Develop a Process to Create Privacy Impact Assessments Under the Attorney-Client Privilege
We’re waiting for California Consumer Privacy Act (CCPA) and California Privacy Rights Act (CPRA) regulations on risk assessments in California, but the text of the law permits the California Privacy Protection Agency (CPPA) to issue rules requiring businesses to create risk assessments for any processing of personal information and to submit them “on a regular basis” to the CPPA.
These assessments identify privacy risks and risk remediators that can be applied in organizations’ data processing operations, and must balance the risks of the processing activities against the benefits of the processing. In the United States, businesses are preparing them to comply with new state laws. The pace of these efforts will only increase as new laws are passed and take effect later this year, in 2024, and beyond.
The process of creating these assessments involves generating correspondence, memos, and draft assessments that are highly sensitive. These materials are inherently legal in nature, can be damaging evidence in a regulatory investigation or in litigation, and should be created under, and protected by, the attorney-client privilege.
Rule 8.02 of the Colorado Privacy Act (CPA) Rules provides that, “a data protection assessment shall be a genuine, thoughtful analysis of each Personal Data Processing activity that presents a heightened risk of harm to a Consumer… that:
- identifies and describes the risks to the rights of consumers associated with the processing;
- documents measures considered and taken to address and offset those risks, including those duties…;
- contemplates the benefits of the Processing; and
- demonstrates that the benefits of the Processing outweigh the risks offset by safeguards in place.”
These assessments are available to the Colorado Attorney General upon request, not only in the course of an investigation but apparently at will. The rules go on to require that such assessments include 13 different elements (and 21 sub-elements) and be kept as long as the processing continues and for three years thereafter.
The CPA itself provides that when produced, these assessments are confidential and made exempt from public inspection and copying under the Colorado Open Records Act. Connecticut’s Act Concerning Personal Information and Online Monitoring requires disclosure of data protection assessments in an investigation and offers similar protections to the assessments.
In these states, and in Virginia, under the Virginia Consumer Data Protection Act, the disclosure of a data protection assessment “does not constitute a waiver of the attorney-client privilege or work-product protection that might exist with respect to the assessment or any information contained in” it.

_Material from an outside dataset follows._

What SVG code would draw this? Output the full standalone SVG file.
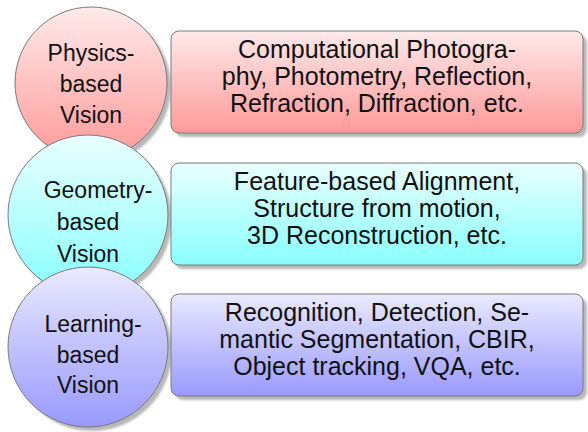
<svg xmlns="http://www.w3.org/2000/svg" width="588" height="432" viewBox="0 0 588 432">
<defs>
<linearGradient id="gRed" x1="0" y1="0" x2="0" y2="1"><stop offset="0" stop-color="#ffeaea"/><stop offset="1" stop-color="#ff9999"/></linearGradient>
<linearGradient id="gCyan" x1="0" y1="0" x2="0" y2="1"><stop offset="0" stop-color="#eaffff"/><stop offset="1" stop-color="#88ffff"/></linearGradient>
<linearGradient id="gBlue" x1="0" y1="0" x2="0" y2="1"><stop offset="0" stop-color="#eaeaff"/><stop offset="1" stop-color="#9999ff"/></linearGradient>
<filter id="soft" x="-10%" y="-10%" width="120%" height="120%"><feGaussianBlur stdDeviation="0.8"/></filter>
</defs>
<style>
.sh{fill:#b8b8b8;filter:url(#soft)}
.shape{stroke:#7a7a7a;stroke-width:1}
text{font-family:"Liberation Sans",Arial,sans-serif;fill:#111;text-anchor:middle}
.ct{font-size:23px}
.bt{font-size:25px}
</style>
<rect width="588" height="432" fill="#fff"/>
<g id="physics-circle">
<circle class="sh" cx="95" cy="87" r="76"/>
<circle class="shape" cx="91" cy="83" r="76" fill="url(#gRed)"/>
<text class="ct" x="91" y="61">Physics-</text>
<text class="ct" x="91" y="92">based</text>
<text class="ct" x="91" y="123">Vision</text>
</g>
<g id="geometry-circle">
<circle class="sh" cx="92" cy="219" r="80"/>
<circle class="shape" cx="88" cy="215" r="80" fill="url(#gCyan)"/>
<text class="ct" x="98" y="198">Geometry-</text>
<text class="ct" x="88" y="230">based</text>
<text class="ct" x="88" y="262">Vision</text>
</g>
<g id="learning-circle">
<circle class="sh" cx="92" cy="351" r="80"/>
<circle class="shape" cx="88" cy="347" r="80" fill="url(#gBlue)"/>
<text class="ct" x="93" y="332">Learning-</text>
<text class="ct" x="88" y="363">based</text>
<text class="ct" x="88" y="393">Vision</text>
</g>
<g id="physics-box">
<rect class="sh" x="175" y="35" width="412" height="102" rx="8"/>
<rect class="shape" x="171" y="31" width="412" height="102" rx="8" fill="url(#gRed)"/>
<text class="bt" x="377" y="58">Computational Photogra-</text>
<text class="bt" x="377" y="85">phy, Photometry, Reflection,</text>
<text class="bt" x="377" y="112">Refraction, Diffraction, etc.</text>
</g>
<g id="geometry-box">
<rect class="sh" x="175" y="167" width="412" height="102" rx="8"/>
<rect class="shape" x="171" y="163" width="412" height="102" rx="8" fill="url(#gCyan)"/>
<text class="bt" x="377" y="190">Feature-based Alignment,</text>
<text class="bt" x="377" y="217">Structure from motion,</text>
<text class="bt" x="377" y="244">3D Reconstruction, etc.</text>
</g>
<g id="learning-box">
<rect class="sh" x="175" y="298" width="412" height="102" rx="8"/>
<rect class="shape" x="171" y="294" width="412" height="102" rx="8" fill="url(#gBlue)"/>
<text class="bt" x="377" y="321">Recognition, Detection, Se-</text>
<text class="bt" x="377" y="348">mantic Segmentation, CBIR,</text>
<text class="bt" x="377" y="375">Object tracking, VQA, etc.</text>
</g>
</svg>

But what if, in addition to requiring the production of a data protection assessment itself, an Attorney General calls for the production of the correspondence, internal memos, and drafts compiled in the course of creating a data protection assessment? Unless this material was created under the scope of the attorney-client privilege, you may have to produce it, and because only the final assessment is protected from disclosure, none of it is protected from public disclosure, or from disclosure to plaintiff’s lawyers. And in an enforcement or litigation context, it’s hard to imagine any document or set of documents that would be more likely to be second-guessed, attacked, and used to prosecute well-intentioned businesses.
Things are even more precarious in California.
The CCPA, as amended by the CPRA, directs the CPPA to establish rules that require businesses “whose processing of consumers’ personal information presents significant risk to consumers’ privacy or security” to “submit to the California Privacy Protection Agency on a regular basis a risk assessment with respect to their processing of personal information, including whether the processing involves sensitive personal information, and identifying and weighing the benefits resulting from the processing to the business, the consumer, other stakeholders, and the public, against the potential risks to the rights of the consumer associated with that processing, with the goal of restricting or prohibiting the processing if the risks to privacy of the consumer outweigh the benefits resulting from processing to the consumer, the business, other stakeholders, and the public.”
The CCPA goes on to say that “nothing in this section shall require a business to divulge trade secrets.” There is no mention of any other protection against the production of these assessments or the materials that accompany their creation. Additionally, the CCPA’s Invitation for Preliminary Comments on Proposed Rulemaking Cybersecurity Audits, Risk Assessments, and Automated Decision-making does not specify any limitation for the disclosure of these assessments themselves, or the working papers generated during their creation, based on the attorney-client privilege to anyone.
No privacy program, or any compliance program in connection with any regulatory standard for that matter, is perfect and protects against all risks. Some tradeoffs are always necessary. Not all risks can be addressed, so businesses must decide which to remediate and which to accept. Even then, decisions on what appear to be appropriate balances of risks and benefits of processing activities may look entirely different in hindsight. That is why those decisions, and the work papers associated with them, must be created under the privilege. Doing so will not only foster a free and open flow of information necessary for good decisions, but also will, to the extent possible under current law, shield the decision making process of turning into a roadmap in investigations and litigation against your company.